While the float test can help you find the older eggs, I am not sure what it says about their use. The float test tells you how much AIR is in the egg.
If you washed the eggs with the shell on, use them ASAP. Eggs naturally have a waxy coating, one we don't notice. This protects germs, etc from getting into the egg. that is also part of the purpose of that thin membrane that is around the egg.
Why do hard boiled eggs sometimes peel easily and other times put your nails in danger ofthose tiny bits of shell?
The egg has that waxy coating and the inner membrane to keep air out. But there is a tiny amount of air inside the shell between that membrane and the shell. As time goes by, air seeps in through that waxy coating and the inner membrane.
When you peel a brand new egg there is that small area that has a crater, for lack of a better word. It is bigger in the older eggs. This air pocket is what makes the shells come off easier. It gets all around the egg as the egg ages, making it much easier to peel.

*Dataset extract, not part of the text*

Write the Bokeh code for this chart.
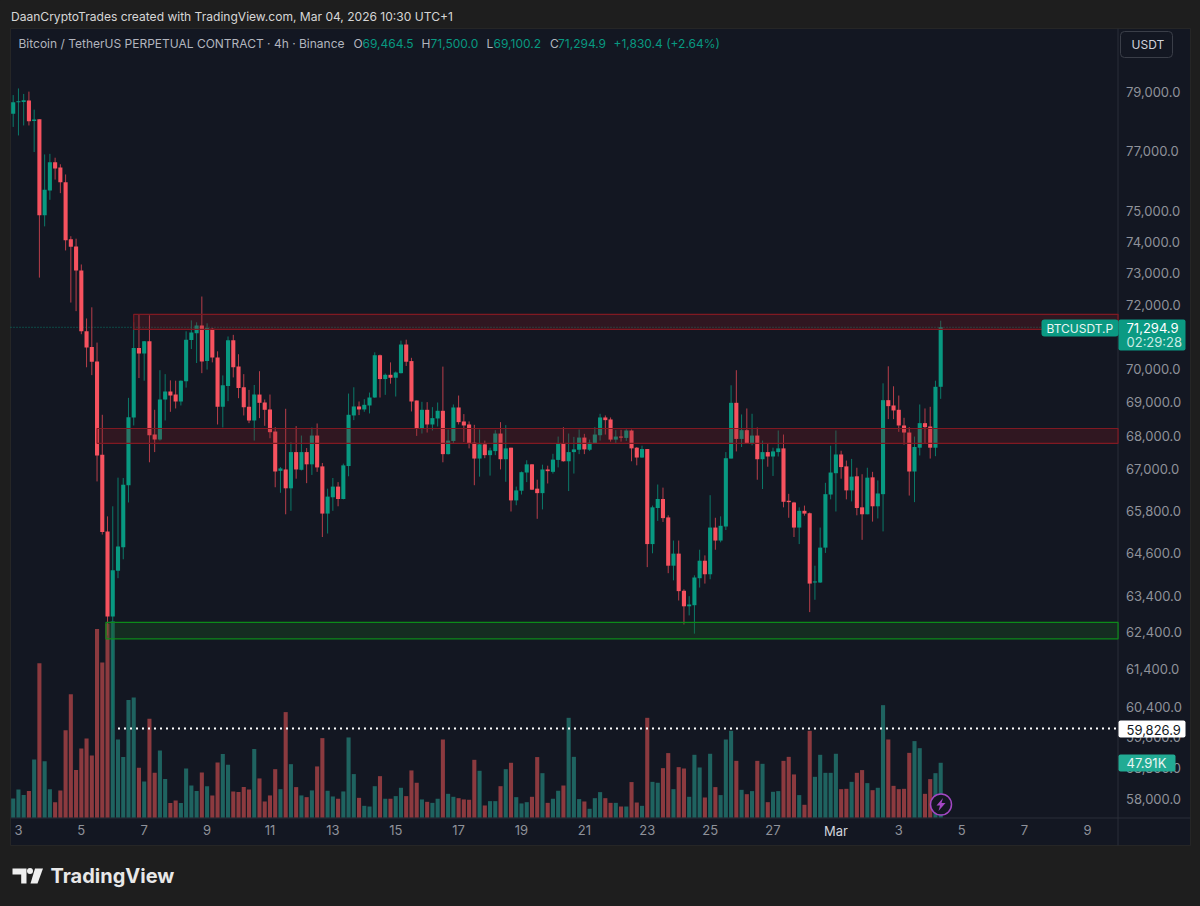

We did a test in a college food lab. We boiled 3 pans of eggs and then peeled them. The first one was brand new eggs from the University chickens (we are an ag school, so there truly ARE University chickens!). The next batch was 2 weeks older, the 3rd pan was 4 weeks older (all eggs were delivered to our lab on the day we started the experiment.).
One group used no special stirring, no vinegar, no salt.
One group stirred halfway through the cooking period. One group used 1 tbsp of vinegar, one group used 1 tsp salt.
The ONLY thing that was consistent was how the eggs peeled at each stage. None of the test groups was any different from the control (the group that was just boiled and cooled).
We DID find that if you stir clockwise and then counter clockwise about 3 or 4 times during cooking that the yolks will be in the center rather than pushing the egg white so thin on the sides. It is better to stir early in the game, as the whites are setting up and thickening - this will make it so the yolk can't push to the sides.
A helpful tip for devilled eggs, in my opinion.
I wouldn't worry about the date if you got them from a store you know well.